University of California Press
Taxonomic Revision of the Ant Genus Linepithema (Hymenoptera: Formicidae)
- Author(s): Wild, Alexander L.
- et al.
The primarily Neotropical dolichoderine ant genus Linepithema is revised at the species level for the first time. Morphological and biogeographic data support the recognition of 19 species. The following taxonomic scheme is proposed: L. angulatum (Emery) stat. nov. [= pordescens (Wheeler) syn. nov.], L. dispertitum (Forel), L. flavescens (Wheeler & Mann) stat. nov., L. fuscum Mayr, L. gallardoi (Brèthes) [=breviscapa (Santschi) syn. nov. = impotens (Santschi) syn. nov.], L. humile (Mayr) [=arrogans (Chopard) = riograndense (Borgmeier)], L. iniquum (Mayr) [= bicolor (Forel) syn. nov. = dominicense (Wheeler) syn. nov. = fuscescens (Wheeler) syn. nov. = melleum (Wheeler) syn. nov. = nigellum (Emery) syn. nov. = succineum (Forel) syn. nov.], L. keiteli (Forel) [= subfaciatum (Wheeler & Mann) syn. nov.], L. leucomelas (Emery) [= aspidocoptum (Kempf) syn. nov.], L. micans (Forel) stat. nov. [= platense (Forel) syn. nov. = scotti (Santschi) syn. nov.], L. oblongum (Santschi), L. piliferum (Mayr). Seven species are described as new: L. anathema sp. nov., L. aztecoides sp. nov., L. cerradense sp. nov., L. cryptobioticum sp. nov., L. neotropicum sp. nov., L. pulex sp. nov., and L. tsachila sp. nov.. Seventeen species are sorted into one of four groups associated with the species L. fuscum, L. humile, L. iniquum, or L. neotropicum, and two species are left unassigned. New generic diagnoses are provided for worker, male, and queen castes, and Shattuck’s (1992a) generic descriptions of the worker, male, and queen castes are modified slightly to take into account expanded knowledge of character state variation. Worker and, where known, male and queen castes are described. Diagnoses, illustrations, and keys are supplied for worker and male castes.
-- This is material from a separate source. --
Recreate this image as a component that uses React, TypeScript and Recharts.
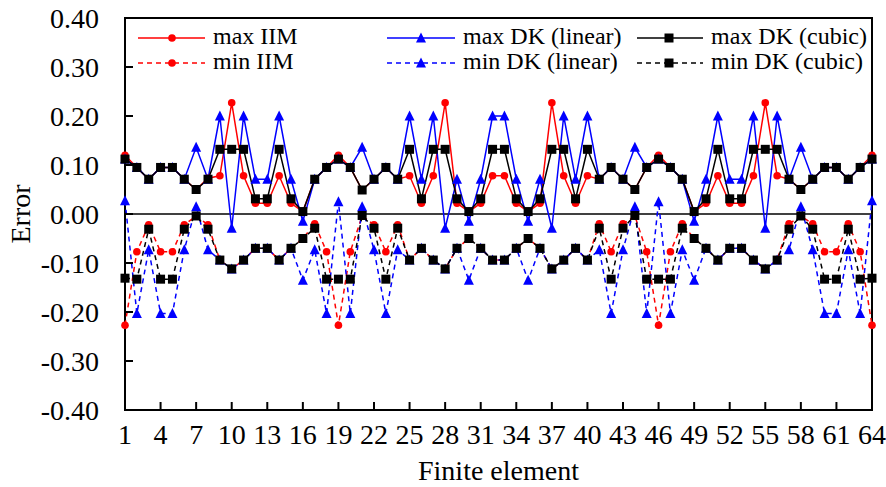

Discussions of variation, comparisons to similar species, and nomenclatural issues are given for each species, as well as synopses of life history traits such as queen number, colony structure, geographic distribution, nest site and habitat records, and associations with parasitoid Pseudacteon flies (Diptera: Phoridae).